You are so right, Sara. The recent response to Dr. Ford’s allegations says it all. She isn’t to be believed, but if she is right, then boys will be boys. Ha ha. I WISH that the sentiments you and I grew up with were no longer tolerated. Light has been shown on the situation, but women who anchor news programs are still required to wear short skirts and low necklines, young women frequently post videos of themselves walking down the street followed by catcalls and behavior even more aggressive, the charges against Roger Ailes and Harvey Weinstein are not all decades old. And on and on we go. Anita Hill was nearly 30 years ago, and Dr. Ford is being treated just as badly if not worse, since the FBI isn’t even allowed to investigate for this round.
I’m so sorry you had to live through this.
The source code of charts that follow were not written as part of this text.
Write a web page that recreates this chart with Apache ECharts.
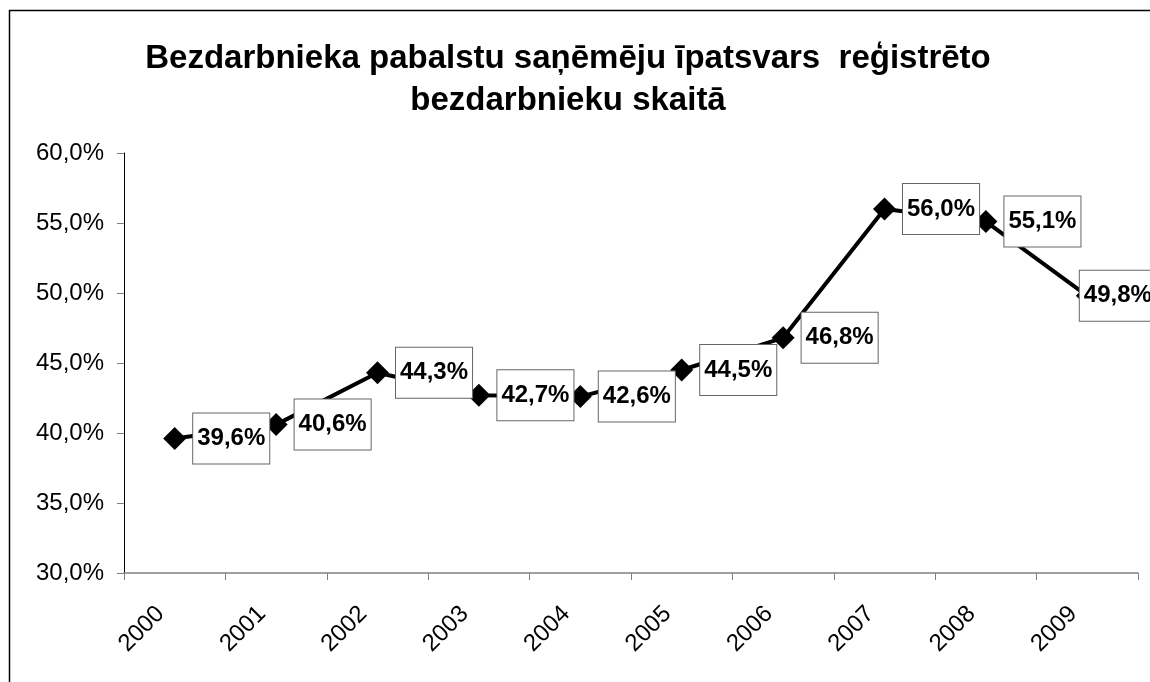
<!DOCTYPE html>
<html>
<head>
<meta charset="utf-8">
<script src="https://cdn.jsdelivr.net/npm/echarts@6/dist/echarts.min.js"></script>
<style>
  html, body { margin: 0; padding: 0; background: #fff; }
  #chart { width: 1150px; height: 682px; }
</style>
</head>
<body>
<div id="chart"></div>
<script>
var years = ['2000', '2001', '2002', '2003', '2004', '2005', '2006', '2007', '2008', '2009']
var share = [39.6, 40.6, 44.3, 42.7, 42.6, 44.5, 46.8, 56.0, 55.1, 49.8]
var yTicks = { min: 30, max: 60, step: 5 }

var fmt = function (v) {
    return v.toFixed(1).replace('.', ',') + '%'
}

var chart = echarts.init(document.getElementById('chart'))

var points = share.map(function (v, i) {
    // last one sits inside the plot, like in the original
    if (i === share.length - 1) {
        return { value: v, label: { offset: [-26, 0] } }
    }
    return v
})

chart.setOption({
    backgroundColor: '#fff',
    animation: false,
    textStyle: { fontFamily: 'Liberation Sans, Arial, sans-serif' },
    title: {
        text: 'Bezdarbnieka pabalstu saņēmēju īpatsvars  reģistrēto\nbezdarbnieku skaitā',
        left: 563,
        top: 33,
        textAlign: 'center',
        textStyle: {
            fontSize: 33,
            fontWeight: 'bold',
            color: '#000',
            lineHeight: 42
        }
    },
    graphic: [{
        type: 'rect',
        shape: { x: 9.5, y: 10.5, width: 1300, height: 800 },
        style: { fill: 'none', stroke: '#000', lineWidth: 1.5 },
        z: 100
    }],
    grid: { left: 124, right: 12, top: 153, bottom: 109 },
    xAxis: {
        type: 'category',
        data: years,
        boundaryGap: true,
        axisLine: { lineStyle: { color: '#808080', width: 1.5 } },
        axisTick: { show: true, length: 7, alignWithLabel: false, lineStyle: { color: '#808080' } },
        axisLabel: {
            rotate: 45, fontSize: 24, color: '#000', margin: 23, interval: 0,
            // trailing spaces push the rotated text down-left a bit
            formatter: function (v) { return v + '   ' }
        }
    },
    yAxis: {
        type: 'value',
        min: yTicks.min,
        max: yTicks.max,
        interval: yTicks.step,
        splitLine: { show: false },
        axisLine: { show: true, lineStyle: { color: '#000', width: 1 } },
        axisTick: { show: true, length: 7, lineStyle: { color: '#808080' } },
        axisLabel: { fontSize: 24, color: '#000', margin: 20, formatter: fmt }
    },
    series: [{
        type: 'line',
        data: points,
        symbol: 'diamond',
        symbolSize: 23,
        lineStyle: { color: '#000', width: 4 },
        itemStyle: { color: '#000' },
        label: {
            show: true,
            position: 'right',
            distance: 7,
            formatter: function (p) { return fmt(p.value) },
            fontSize: 24,
            fontWeight: 'bold',
            color: '#000',
            backgroundColor: '#fff',
            borderColor: '#666',
            borderWidth: 1,
            padding: [14, 4, 12, 4]
        }
    }]
})
</script>
</body>
</html>
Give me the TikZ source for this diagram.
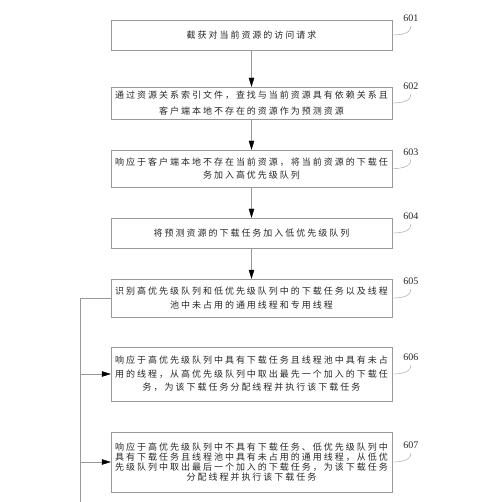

And then to have the experience affect your self-esteem and self-worth? It’s heartbreaking.
Why does history keep repeating itself?
It is so sad that “our story never ends.”
Sad, indeed. In the big picture, my story is small. Then again, no story is small when it reflects a society lacking the power, or will, to change.
I watched all of Christine’s testimony yesterday (and part of Brett’s). It’s very clear to me that she’s telling the truth and Brett, in a disgusting display of entitled self-pity and over-the-top anger about an imagined conspiracy against him, has the character of a hyena (not to besmirch hyenas). Now women are all re-examing our histories (once again) to see where we made accommodations in our relationships with men that were not in our best interest, or even detrimental to our well-being. Not all of us have been the victim of a sexual assault (I was groped on a crowded NYC subway once and, as a result, learned to position myself carefully and keep an eye out for those darting arms), but we’ve all lived in a culture that has asked us to support the man so he can do his thing. This can work only if he supports us while we do our thing. I am 58 and, from the earliest age, this was the subliminal message I got, starting with my parents. Even now, my husband happily sits down to the meals I cook but rarely takes the initiative to plan and cook them himself. He will do so if I ask but I ALWAYS have to ask, thus I frequently find myself beset with this simmering resentment that is like wearing a hair shirt – distracting and not good for my mental and physical health. Virginia Wolfe famously said that women need a room of their own. Christine Blasey Ford needed two front doors. I guess I need two kitchens.
Ha! Perhaps we all need two kitchens. The underlying current for all of the conversations, from household chores to subway cars to gang rapes at parties, is that women are expected — and are programmed — to cover for men. We are so, so careful to keep them from getting angry, to keep them from feeling hurt; we are responsible for protecting them from shame or discomfort. I have been flooded with these recollections while working on my novel, and a very bright light was shed on this last week by the diametrically opposed natures of the Ford and Kavanaugh hearings. So, yes, this simmering anger over all the time lost. Thanks for your comments, Mary. Much appreciated.